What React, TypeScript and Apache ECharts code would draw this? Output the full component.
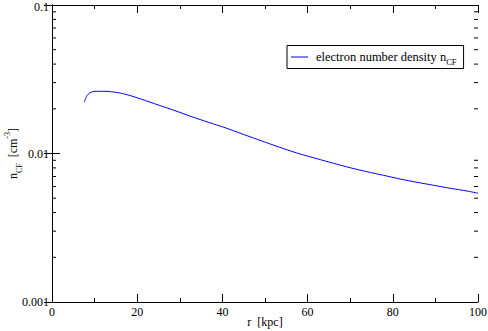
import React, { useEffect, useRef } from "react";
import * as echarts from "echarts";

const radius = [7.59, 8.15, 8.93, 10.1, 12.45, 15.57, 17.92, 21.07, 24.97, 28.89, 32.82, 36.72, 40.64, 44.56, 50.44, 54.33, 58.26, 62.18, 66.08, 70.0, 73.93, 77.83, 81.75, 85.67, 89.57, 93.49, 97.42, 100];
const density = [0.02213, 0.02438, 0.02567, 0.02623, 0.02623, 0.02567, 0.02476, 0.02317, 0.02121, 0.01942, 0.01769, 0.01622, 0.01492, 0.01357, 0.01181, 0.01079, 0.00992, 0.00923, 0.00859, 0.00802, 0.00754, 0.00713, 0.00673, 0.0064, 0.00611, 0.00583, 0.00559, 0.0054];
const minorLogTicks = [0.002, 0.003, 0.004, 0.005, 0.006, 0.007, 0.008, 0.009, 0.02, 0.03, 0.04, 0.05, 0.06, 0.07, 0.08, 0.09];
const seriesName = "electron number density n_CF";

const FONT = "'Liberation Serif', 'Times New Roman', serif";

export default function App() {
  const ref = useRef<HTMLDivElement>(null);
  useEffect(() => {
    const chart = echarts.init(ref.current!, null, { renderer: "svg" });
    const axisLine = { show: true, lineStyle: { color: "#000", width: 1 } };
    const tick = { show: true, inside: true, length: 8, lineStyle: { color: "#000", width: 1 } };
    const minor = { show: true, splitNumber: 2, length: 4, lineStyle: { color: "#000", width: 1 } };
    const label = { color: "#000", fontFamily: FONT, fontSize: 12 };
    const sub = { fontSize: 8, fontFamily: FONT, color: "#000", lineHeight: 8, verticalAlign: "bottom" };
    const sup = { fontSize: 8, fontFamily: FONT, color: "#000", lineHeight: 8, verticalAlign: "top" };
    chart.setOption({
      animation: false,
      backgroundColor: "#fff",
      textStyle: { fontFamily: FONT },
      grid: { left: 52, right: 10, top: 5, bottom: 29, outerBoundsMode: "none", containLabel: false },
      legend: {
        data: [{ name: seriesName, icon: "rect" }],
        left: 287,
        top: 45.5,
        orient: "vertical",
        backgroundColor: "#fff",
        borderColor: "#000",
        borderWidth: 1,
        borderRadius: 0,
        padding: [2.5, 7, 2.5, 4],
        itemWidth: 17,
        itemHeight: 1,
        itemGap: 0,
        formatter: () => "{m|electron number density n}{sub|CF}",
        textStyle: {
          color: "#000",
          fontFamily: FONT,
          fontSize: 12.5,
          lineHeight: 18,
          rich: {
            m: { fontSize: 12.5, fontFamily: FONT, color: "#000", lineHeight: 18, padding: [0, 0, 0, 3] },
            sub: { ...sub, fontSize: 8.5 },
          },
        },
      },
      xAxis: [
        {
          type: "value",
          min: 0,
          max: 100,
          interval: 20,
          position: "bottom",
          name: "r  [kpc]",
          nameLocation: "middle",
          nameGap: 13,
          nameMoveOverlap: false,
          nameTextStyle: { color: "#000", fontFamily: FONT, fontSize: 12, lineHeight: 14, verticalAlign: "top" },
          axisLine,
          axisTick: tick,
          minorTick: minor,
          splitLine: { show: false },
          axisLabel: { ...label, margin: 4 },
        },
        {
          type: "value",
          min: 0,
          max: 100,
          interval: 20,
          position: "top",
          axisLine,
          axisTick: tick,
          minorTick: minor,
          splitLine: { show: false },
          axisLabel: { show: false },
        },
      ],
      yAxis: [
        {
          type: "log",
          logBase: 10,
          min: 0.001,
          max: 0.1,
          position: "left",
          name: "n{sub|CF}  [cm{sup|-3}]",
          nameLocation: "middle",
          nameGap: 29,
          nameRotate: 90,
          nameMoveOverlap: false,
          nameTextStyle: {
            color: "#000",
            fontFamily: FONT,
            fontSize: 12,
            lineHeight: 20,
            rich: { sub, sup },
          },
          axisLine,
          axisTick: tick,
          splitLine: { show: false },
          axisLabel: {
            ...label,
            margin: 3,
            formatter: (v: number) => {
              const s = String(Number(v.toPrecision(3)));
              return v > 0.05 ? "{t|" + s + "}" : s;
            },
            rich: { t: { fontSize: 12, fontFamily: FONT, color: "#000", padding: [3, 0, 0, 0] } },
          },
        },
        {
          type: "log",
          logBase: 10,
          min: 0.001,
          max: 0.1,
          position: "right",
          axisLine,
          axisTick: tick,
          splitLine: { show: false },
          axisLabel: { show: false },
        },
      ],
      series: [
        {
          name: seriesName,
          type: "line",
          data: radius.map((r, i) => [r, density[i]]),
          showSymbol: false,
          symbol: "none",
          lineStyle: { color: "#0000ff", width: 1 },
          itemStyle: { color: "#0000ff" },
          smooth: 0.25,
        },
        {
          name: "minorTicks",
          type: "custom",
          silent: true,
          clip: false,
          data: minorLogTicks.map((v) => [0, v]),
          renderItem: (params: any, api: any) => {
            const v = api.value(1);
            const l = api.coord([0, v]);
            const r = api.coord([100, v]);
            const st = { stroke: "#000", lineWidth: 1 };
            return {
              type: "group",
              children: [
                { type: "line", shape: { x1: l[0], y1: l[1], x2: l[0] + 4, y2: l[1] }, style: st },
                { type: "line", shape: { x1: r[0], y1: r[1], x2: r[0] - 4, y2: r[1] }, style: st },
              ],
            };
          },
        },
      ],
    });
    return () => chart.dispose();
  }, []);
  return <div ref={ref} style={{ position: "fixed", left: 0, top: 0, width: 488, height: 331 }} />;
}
==*==
• Your instructions: Gather all lines where the word "React" appears.

• Reply to the task:
What React, TypeScript and Apache ECharts code would draw this? Output the full component.
import React, { useEffect, useRef } from "react";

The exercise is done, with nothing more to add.